PROVIDED MATERIAL:

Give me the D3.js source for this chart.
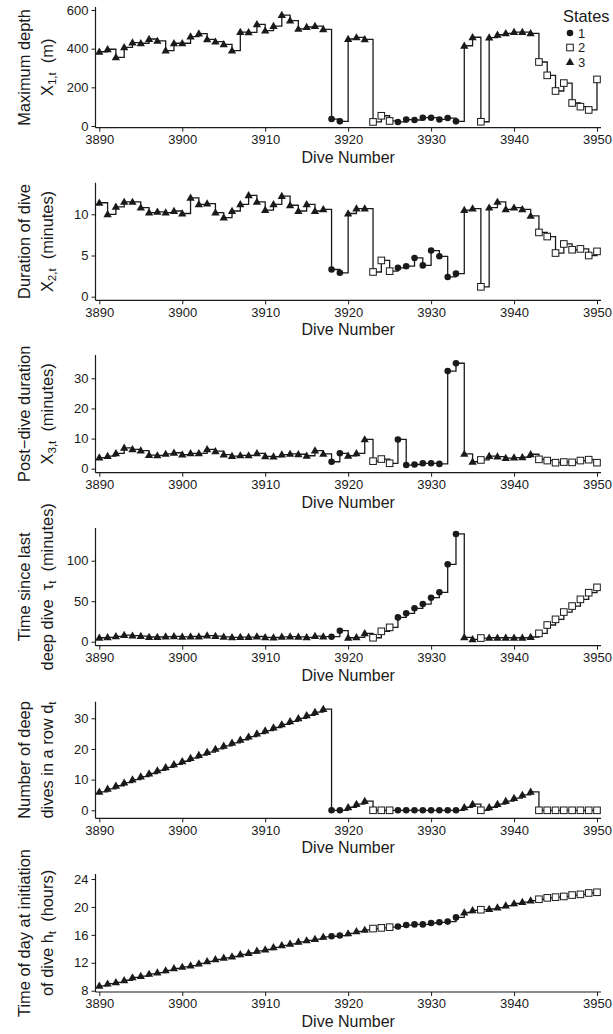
<!DOCTYPE html>
<html>
<head>
<meta charset="utf-8">
<script src="https://cdn.jsdelivr.net/npm/d3@7"></script>
<style>
  body { margin: 0; background: #fff; }
  svg { display: block; font-family: "Liberation Sans", Arial, sans-serif; }
</style>
</head>
<body>
<svg width="613" height="1034"></svg>
<script>
// Dive numbers 3890..3950
const dives = d3.range(3890, 3951);

// Decoded behavioural state for each dive
const states = [
  3,3,3,3,3,3,3,3,3,3, 3,3,3,3,3,3,3,3,3,3, 3,3,3,3,3,3,3,3,
  1,1, 3,3,3, 2,2,2, 1,1,1,1,1,1,1,1, 3,3, 2, 3,3,3,3,3,3, 2,2,2,2,2,2,2,2
];

// Maximum depth (m)
const maxDepth = [
  384,397,355,407,431,428,450,440,390,428, 428,462,478,448,436,422,390,486,484,526,
  493,517,574,545,502,512,517,500, 36,24, 450,458,448, 21,53,26,
  21,33,31,43,43,34,41,24, 415,459, 22, 457,472,479,486,486,479,
  331,262,181,222,119,100,83,241
];

// Duration of dive (minutes)
const duration = [
  11.4,10.0,10.9,11.5,11.5,10.8,10.2,10.3,10.2,10.4, 10.1,12.0,11.2,11.3,10.2,9.6,10.4,11.2,12.3,11.5,
  10.5,11.2,12.2,11.1,10.4,11.2,10.4,10.6, 3.3,2.9, 10.1,10.7,10.7, 3.0,4.4,3.1,
  3.5,3.7,4.7,3.8,5.6,4.9,2.4,2.8, 10.5,10.7, 1.2, 10.8,11.5,10.6,10.8,10.6,9.8,
  7.8,7.3,5.3,6.4,5.7,5.8,5.0,5.5
];

// Post-dive duration (minutes)
const postDive = [
  3.7,4.2,5.1,6.9,6.4,6.0,4.5,4.4,4.9,5.3, 4.7,5.1,5.1,6.4,5.8,4.7,4.2,4.4,4.4,5.1,
  4.1,4.0,4.7,4.9,4.8,4.3,6.0,4.9, 2.3,5.1, 4.3,5.1,9.7, 2.5,3.2,1.8,
  9.7,1.2,1.4,1.8,1.8,1.6,32.4,35.0, 4.9,2.3, 2.9, 4.2,4.0,3.5,3.7,3.8,4.8,
  3.1,2.7,2.0,2.2,2.1,2.7,3.0,2.0
];

// Time since last deep dive (minutes)
const sinceDeep = [
  4.9,5.3,6.6,8.2,7.4,7.0,5.8,5.8,6.2,6.6, 6.0,6.4,6.4,7.6,7.0,6.0,5.4,5.6,5.6,6.4,
  5.4,5.2,6.0,6.2,6.0,5.4,7.0,6.2, 6.2,13.6, 4.9,5.3,10.3, 4.9,12.8,17.7,
  30.0,35.0,41.2,46.5,54.3,60.9,95.5,133, 5.3,2.9, 4.5, 4.9,4.9,4.9,4.9,4.9,5.8,
  10.3,20.6,27.6,36.6,44.0,52.3,60.5,67.1
];

// Number of deep dives in a row
const deepInRow = [
  6,7,8,9,10,11,12,13,14,15, 16,17,18,19,20,21,22,23,24,25,
  26,27,28,29,30,31,32,33, 0,0, 1,2,3, 0,0,0,
  0,0,0,0,0,0,0,0, 1,2, 0, 1,2,3,4,5,6,
  0,0,0,0,0,0,0,0
];

// Time of day at initiation of dive (hours)
const hourOfDay = [
  8.7,9.0,9.2,9.5,9.9,10.1,10.4,10.6,10.9,11.2, 11.4,11.6,11.9,12.2,12.5,12.7,12.9,13.2,13.4,13.7,
  13.9,14.2,14.5,14.7,15.0,15.2,15.4,15.7, 15.8,15.9, 16.2,16.5,16.7, 16.9,17.0,17.1,
  17.2,17.4,17.5,17.5,17.7,17.8,17.9,18.5, 19.2,19.5, 19.6, 19.7,19.9,20.2,20.5,20.7,20.9,
  21.1,21.3,21.4,21.5,21.7,21.8,22.0,22.1
];

const xTicks = [3890, 3900, 3910, 3920, 3930, 3940, 3950];
const stateLabels = ["1", "2", "3"];

// Axis labels, second line split into plain / subscript pieces
const panels = [
  { values: maxDepth, ticks: [0, 200, 400, 600], dom: [0, 600], rng: [126, 10], top: 7, base: 127.7,
    line1: "Maximum depth", line2: [["X"], ["1,t", 1], ["  (m)"]] },
  { values: duration, ticks: [0, 5, 10], dom: [0, 10], rng: [296.7, 214.3], top: 182.7, base: 300.3,
    line1: "Duration of dive", line2: [["X"], ["2,t", 1], ["  (minutes)"]] },
  { values: postDive, ticks: [0, 10, 20, 30], dom: [0, 30], rng: [468.7, 378.3], top: 355, base: 472.7,
    line1: "Post\u2212dive duration", line2: [["X"], ["3,t", 1], ["  (minutes)"]] },
  { values: sinceDeep, ticks: [0, 50, 100], dom: [0, 100], rng: [641.7, 560.7], top: 528, base: 645.7,
    line1: "Time since last", line2: [["deep dive  \u03c4"], ["t", 1], ["  (minutes)"]] },
  { values: deepInRow, ticks: [0, 10, 20, 30], dom: [0, 30], rng: [810.3, 718.3], top: 701.7, base: 818.3,
    line1: "Number of deep", line2: [["dives in a row d"], ["t", 1]] },
  { values: hourOfDay, ticks: [8, 12, 16, 20, 24], dom: [8, 24], rng: [990.7, 879], top: 874, base: 992,
    line1: "Time of day at initiation", line2: [["of dive h"], ["t", 1], ["  (hours)"]] }
];

const svg = d3.select("svg");
const x = d3.scaleLinear().domain([3890, 3950]).range([99.3, 597]);
const axisLeftX = 95.5;
const axisRightX = 601;
const ink = "#1a1a1a";

const circle = d3.symbol(d3.symbolCircle, 34);
const triangle = d3.symbol(d3.symbolTriangle, 30);

function drawMarker(g, state, px, py) {
  if (state === 1) {
    g.append("path").attr("d", circle()).attr("transform", `translate(${px},${py})`).attr("fill", ink);
  } else if (state === 2) {
    g.append("rect").attr("x", px - 3.3).attr("y", py - 3.3).attr("width", 6.6).attr("height", 6.6)
      .attr("fill", "#fff").attr("stroke", ink).attr("stroke-width", 1);
  } else {
    g.append("path").attr("d", triangle()).attr("transform", `translate(${px},${py + 0.5})`).attr("fill", ink);
  }
}

panels.forEach(p => {
  const y = d3.scaleLinear().domain(p.dom).range(p.rng);
  const g = svg.append("g");

  // L-shaped frame
  g.append("line").attr("x1", axisLeftX).attr("x2", axisLeftX).attr("y1", p.top).attr("y2", p.base)
    .attr("stroke", ink).attr("stroke-width", 1.2);
  g.append("line").attr("x1", axisLeftX).attr("x2", axisRightX).attr("y1", p.base).attr("y2", p.base)
    .attr("stroke", ink).attr("stroke-width", 1.2);

  // y axis
  const ya = g.append("g").attr("transform", `translate(${axisLeftX},0)`)
    .call(d3.axisLeft(y).tickValues(p.ticks).tickSize(4).tickPadding(3).tickSizeOuter(0));
  ya.select(".domain").remove();
  ya.selectAll("line").attr("stroke", ink);
  ya.selectAll("text").attr("font-size", 13).attr("fill", ink).attr("font-family", "Liberation Sans, Arial, sans-serif");

  // x axis
  const xa = g.append("g").attr("transform", `translate(0,${p.base})`)
    .call(d3.axisBottom(x).tickValues(xTicks).tickFormat(d3.format("d")).tickSize(4).tickPadding(3).tickSizeOuter(0));
  xa.select(".domain").remove();
  xa.selectAll("line").attr("stroke", ink);
  xa.selectAll("text").attr("font-size", 13).attr("fill", ink).attr("font-family", "Liberation Sans, Arial, sans-serif");

  g.append("text").attr("x", (axisLeftX + axisRightX) / 2).attr("y", p.base + 35)
    .attr("text-anchor", "middle").attr("font-size", 16).attr("fill", ink).text("Dive Number");

  // rotated y labels
  const cy = (p.top + p.base) / 2;
  g.append("text").attr("transform", `translate(30,${cy}) rotate(-90)`)
    .attr("text-anchor", "middle").attr("font-size", 16.4).attr("fill", ink).text(p.line1);
  const t2 = g.append("text").attr("transform", `translate(52.5,${cy}) rotate(-90)`)
    .attr("text-anchor", "middle").attr("font-size", 16.4).attr("fill", ink).style("white-space", "pre");
  let shifted = false;
  p.line2.forEach(([s, sub]) => {
    const ts = t2.append("tspan").text(s);
    if (sub) { ts.attr("font-size", 11.5).attr("dy", 3.5); shifted = true; }
    else if (shifted) { ts.attr("dy", -3.5); shifted = false; }
  });

  // step line
  const line = d3.line().x((d, i) => x(dives[i])).y(d => y(d)).curve(d3.curveStepAfter);
  g.append("path").datum(p.values).attr("d", line).attr("fill", "none")
    .attr("stroke", ink).attr("stroke-width", 1.3);

  // markers
  const mg = g.append("g");
  p.values.forEach((v, i) => drawMarker(mg, states[i], x(dives[i]), y(v)));
});

// legend
const lg = svg.append("g");
lg.append("text").attr("x", 563).attr("y", 22).attr("font-size", 16.4).attr("fill", ink).text("States");
stateLabels.forEach((s, i) => {
  const ly = 33 + i * 14.5;
  drawMarker(lg, i + 1, 570, ly);
  lg.append("text").attr("x", 578).attr("y", ly + 4.5).attr("font-size", 13).attr("fill", ink).text(s);
});
</script>
</body>
</html>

TASK REQUIREMENTS: Repeat only what lies between the start of the data and the end of the line containing "const dives = d3.range(3890, 3951);", exactly, with pictures left out.

EXERCISE RESULT:
Give me the D3.js source for this chart.
<!DOCTYPE html>
<html>
<head>
<meta charset="utf-8">
<script src="https://cdn.jsdelivr.net/npm/d3@7"></script>
<style>
  body { margin: 0; background: #fff; }
  svg { display: block; font-family: "Liberation Sans", Arial, sans-serif; }
</style>
</head>
<body>
<svg width="613" height="1034"></svg>
<script>
// Dive numbers 3890..3950
const dives = d3.range(3890, 3951);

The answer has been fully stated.